Given all that, though, what was her point — her standing, for that matter — to be asserting that the “days of Britain and America intervening in sovereign countries in an attempt to remake the world in our own image are over”? Is that how she interprets the Battle of Iraq? How does it comport with her declaration that “whether it is the security of Israel in the Middle East or the Baltic states in Eastern Europe, we must always stand up for our friends and allies in democratic countries”?

It was Mrs. May’s own government, moreover, that just joined with the enemies of Israel in voting in the United Nations Security Council for Resolution 2344. If she has apologized for that, it failed to reach our newsroom. How does Mrs. May expect to be seen as credible without a full explanation of that betrayal? She was, as well, way too kind in respect of the Iran appeasement, basically echoing the line of President Obama and Secretary of State Kerry.

It would be a mistake to make too much of these concerns. It is more than fitting that that the British prime minister was the first to be received in the White House by Mr. Trump. How smart it was of Mr. Trump to have, during the campaign, embraced the idea of an independent Britain. The bilateral trade agreement that he is now set up to reach as rapidly as possible should pay dividends not only for Mrs. May but for Mr. Trump, as well.
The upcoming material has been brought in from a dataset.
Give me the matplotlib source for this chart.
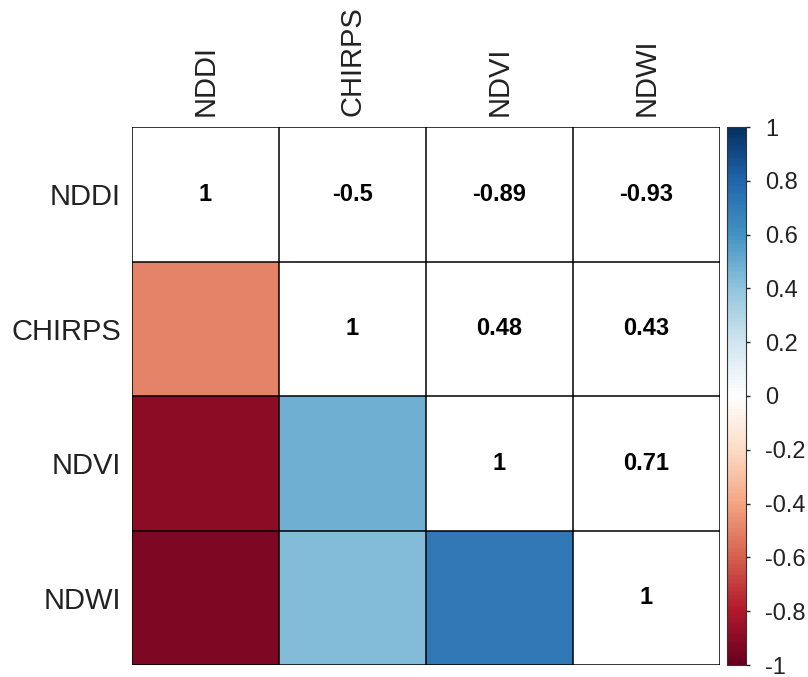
import numpy as np
import matplotlib
matplotlib.use("Agg")
import matplotlib.pyplot as plt
from matplotlib.colors import LinearSegmentedColormap, Normalize
import matplotlib.colorbar as mcolorbar

plt.rcParams['font.family'] = ['Liberation Sans', 'DejaVu Sans']

labels = ["NDDI", "CHIRPS", "NDVI", "NDWI"]
corr = [[1.00, -0.50, -0.89, -0.93],
        [-0.50, 1.00, 0.48, 0.43],
        [-0.89, 0.48, 1.00, 0.71],
        [-0.93, 0.43, 0.71, 1.00]]
cbar_ticks = [1, 0.8, 0.6, 0.4, 0.2, 0, -0.2, -0.4, -0.6, -0.8, -1]
cbar_ticklabels = ["1", "0.8", "0.6", "0.4", "0.2", "0", "-0.2", "-0.4", "-0.6", "-0.8", "-1"]

col2 = ["#67001F", "#B2182B", "#D6604D", "#F4A582", "#FDDBC7", "#FFFFFF",
        "#D1E5F0", "#92C5DE", "#4393C3", "#2166AC", "#053061"]
cmap = LinearSegmentedColormap.from_list("RdBu_corrplot", col2, N=200)
norm = Normalize(-1, 1)

C = np.array(corr)
n = len(labels)
mask = np.triu(np.ones_like(C, dtype=bool))
Cm = np.ma.masked_array(C, mask=mask)

fig = plt.figure(figsize=(8.08, 6.77), dpi=100)
W, H = 808, 677
L, R, T, B = 132, 720, 127, 665
ax = fig.add_axes([L / W, 1 - B / H, (R - L) / W, (B - T) / H])
ax.set_facecolor("white")
ax.pcolormesh(np.arange(n + 1), np.arange(n + 1), Cm, cmap=cmap, norm=norm)
ax.set_xlim(0, n)
ax.set_ylim(n, 0)
for k in range(n + 1):
    ax.axhline(k, color="black", lw=1.1)
    ax.axvline(k, color="black", lw=1.1)

for i in range(n):
    for j in range(n):
        if j >= i:
            v = C[i, j]
            s = "1" if v == 1 else ("%g" % v)
            ax.text(j + 0.5, i + 0.5, s, ha="center", va="center",
                    fontsize=17, fontweight="bold", color="black")

ax.set_xticks(np.arange(n) + 0.5)
ax.set_yticks(np.arange(n) + 0.5)
ax.set_xticklabels(labels, rotation=90, fontsize=21, color="#222222")
ax.set_yticklabels(labels, fontsize=21, color="#222222")
ax.xaxis.tick_top()
ax.tick_params(length=0, pad=8)
for sp in ax.spines.values():
    sp.set_visible(False)

cax = fig.add_axes([727 / W, 1 - B / H, 19 / W, (B - T) / H])
cb = mcolorbar.ColorbarBase(cax, cmap=cmap, norm=norm, orientation="vertical")
cb.set_ticks(cbar_ticks)
cb.set_ticklabels(cbar_ticklabels)
cb.outline.set_linewidth(0.8)
cb.outline.set_edgecolor("#333333")
cax.tick_params(labelsize=17, length=3, width=1, pad=11, colors="#222222")

fig.savefig("out.png", dpi=100)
It could yet serve as the premier template for bilateral trade agreements of those who would have been bound with us in the Trans Pacific Partnership. And for, say, Mexico, if things get to the point where a bilateral arrangement looks better than the North American Free Trade Agreement, with its supranational structure. And it could be the embryo for a values-based expansion of the special relationship, to include not only America and Britain but others who cherish liberal democracy.

These columns have already mentioned Canada, Australia, New Zealand, India, and Israel. One could add Free China. Japan, too. It is hard to see any of the world bodies, leastwise the United Nations, the World Bank, and the International Monetary Fund, as being a logical focus of any hopes. Better to work start with a deal with Britain, celebrate it at the state visit to which Elizabeth II invited our new president, and build out from the treaty of amity and commerce struck with Britain in 1795 by Chief Justice Jay. A blessing that is 220 years young.